Copy out every line exactly, passing over the pictures.

> EXERCISE MATERIAL:
* begin *

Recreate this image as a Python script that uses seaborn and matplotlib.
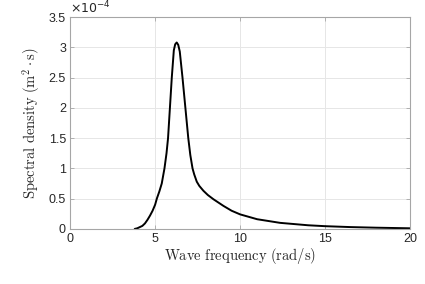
import matplotlib
matplotlib.use("Agg")
import matplotlib.pyplot as plt
import matplotlib.ticker as mticker
import seaborn as sns
import pandas as pd

# Wave spectrum (frequency in rad/s, density in m^2 s)
freq = [3.8, 3.95, 4.1, 4.25, 4.4, 4.55, 4.7, 4.85, 5.0, 5.1, 5.25, 5.39,
        5.55, 5.67, 5.76, 5.87, 5.98, 6.1, 6.18, 6.27, 6.36, 6.45, 6.61,
        6.78, 6.95, 7.07, 7.2, 7.3, 7.45, 7.6, 7.84, 8.1, 8.43, 9.02, 9.5,
        10.0, 11.0, 12.35, 14.0, 15.0, 16.5, 18.0, 20.0]
density = [0, 0.01e-4, 0.03e-4, 0.05e-4, 0.09e-4, 0.15e-4, 0.22e-4, 0.30e-4,
           0.40e-4, 0.50e-4, 0.62e-4, 0.75e-4, 1.0e-4, 1.25e-4, 1.5e-4,
           2.0e-4, 2.5e-4, 2.95e-4, 3.05e-4, 3.08e-4, 3.04e-4, 2.93e-4, 2.5e-4,
           2.0e-4, 1.5e-4, 1.22e-4, 1.0e-4, 0.90e-4, 0.78e-4, 0.71e-4,
           0.63e-4, 0.56e-4, 0.49e-4, 0.38e-4, 0.30e-4, 0.24e-4, 0.16e-4,
           0.10e-4, 0.06e-4, 0.045e-4, 0.03e-4, 0.02e-4, 0.01e-4]

df = pd.DataFrame({"freq": freq, "density": density})

sns.set_style("white")
plt.rcParams["mathtext.fontset"] = "cm"
plt.rcParams["font.family"] = ["Liberation Sans", "DejaVu Sans"]

fig = plt.figure(figsize=(4.25, 2.84), dpi=100)
ax = fig.add_axes([0.165, 0.194, 0.8, 0.746])

sns.lineplot(data=df, x="freq", y="density", color="black", linewidth=1.4, ax=ax)

ax.set_xlim(0, 20)
ax.set_ylim(0, 3.5e-4)
ax.set_xticks([0, 5, 10, 15, 20])
ax.set_yticks([i * 0.5e-4 for i in range(8)])
ax.yaxis.set_major_formatter(mticker.FuncFormatter(lambda v, p: "%g" % round(v * 1e4, 2)))

ax.grid(True, color="#e6e6e6", linewidth=0.7)
for s in ax.spines.values():
    s.set_visible(True)
    s.set_color("#a6a6a6")
    s.set_linewidth(0.8)
ax.tick_params(direction="in", length=3, width=0.6, color="#a6a6a6",
               labelsize=9, labelcolor="#262626", top=True, right=True,
               left=True, bottom=True, pad=3)

ax.text(0.0, 1.005, r"$\times10^{-4}$", transform=ax.transAxes,
        fontsize=9, color="#262626", va="bottom", ha="left",
        math_fontfamily="dejavusans")

ax.set_xlabel(r"$\mathrm{Wave\ frequency\ (rad/s)}$", fontsize=10.5, labelpad=1)
ax.set_ylabel(r"$\mathrm{Spectral\ density\ (m^2\cdot s)}$", fontsize=10.5, labelpad=4)

fig.savefig("out.png", dpi=100)
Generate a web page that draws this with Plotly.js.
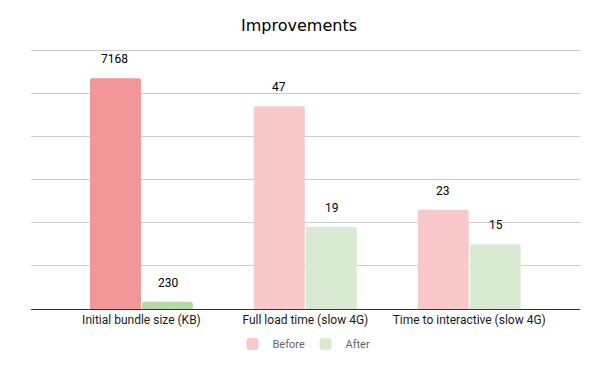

* end *

> COMPLETED EXERCISE:
Recreate this image as a Python script that uses seaborn and matplotlib.
import matplotlib
matplotlib.use("Agg")
import matplotlib.pyplot as plt
import matplotlib.ticker as mticker
import seaborn as sns
import pandas as pd

# Wave spectrum (frequency in rad/s, density in m^2 s)
freq = [3.8, 3.95, 4.1, 4.25, 4.4, 4.55, 4.7, 4.85, 5.0, 5.1, 5.25, 5.39,
        5.55, 5.67, 5.76, 5.87, 5.98, 6.1, 6.18, 6.27, 6.36, 6.45, 6.61,
        6.78, 6.95, 7.07, 7.2, 7.3, 7.45, 7.6, 7.84, 8.1, 8.43, 9.02, 9.5,
        10.0, 11.0, 12.35, 14.0, 15.0, 16.5, 18.0, 20.0]
density = [0, 0.01e-4, 0.03e-4, 0.05e-4, 0.09e-4, 0.15e-4, 0.22e-4, 0.30e-4,
           0.40e-4, 0.50e-4, 0.62e-4, 0.75e-4, 1.0e-4, 1.25e-4, 1.5e-4,
           2.0e-4, 2.5e-4, 2.95e-4, 3.05e-4, 3.08e-4, 3.04e-4, 2.93e-4, 2.5e-4,
           2.0e-4, 1.5e-4, 1.22e-4, 1.0e-4, 0.90e-4, 0.78e-4, 0.71e-4,
           0.63e-4, 0.56e-4, 0.49e-4, 0.38e-4, 0.30e-4, 0.24e-4, 0.16e-4,
           0.10e-4, 0.06e-4, 0.045e-4, 0.03e-4, 0.02e-4, 0.01e-4]

df = pd.DataFrame({"freq": freq, "density": density})

sns.set_style("white")
plt.rcParams["mathtext.fontset"] = "cm"
plt.rcParams["font.family"] = ["Liberation Sans", "DejaVu Sans"]

fig = plt.figure(figsize=(4.25, 2.84), dpi=100)
ax = fig.add_axes([0.165, 0.194, 0.8, 0.746])

sns.lineplot(data=df, x="freq", y="density", color="black", linewidth=1.4, ax=ax)

ax.set_xlim(0, 20)
ax.set_ylim(0, 3.5e-4)
ax.set_xticks([0, 5, 10, 15, 20])
ax.set_yticks([i * 0.5e-4 for i in range(8)])
ax.yaxis.set_major_formatter(mticker.FuncFormatter(lambda v, p: "%g" % round(v * 1e4, 2)))

ax.grid(True, color="#e6e6e6", linewidth=0.7)
for s in ax.spines.values():
    s.set_visible(True)
    s.set_color("#a6a6a6")
    s.set_linewidth(0.8)
ax.tick_params(direction="in", length=3, width=0.6, color="#a6a6a6",
               labelsize=9, labelcolor="#262626", top=True, right=True,
               left=True, bottom=True, pad=3)

ax.text(0.0, 1.005, r"$\times10^{-4}$", transform=ax.transAxes,
        fontsize=9, color="#262626", va="bottom", ha="left",
        math_fontfamily="dejavusans")

ax.set_xlabel(r"$\mathrm{Wave\ frequency\ (rad/s)}$", fontsize=10.5, labelpad=1)
ax.set_ylabel(r"$\mathrm{Spectral\ density\ (m^2\cdot s)}$", fontsize=10.5, labelpad=4)

fig.savefig("out.png", dpi=100)
Generate a web page that draws this with Plotly.js.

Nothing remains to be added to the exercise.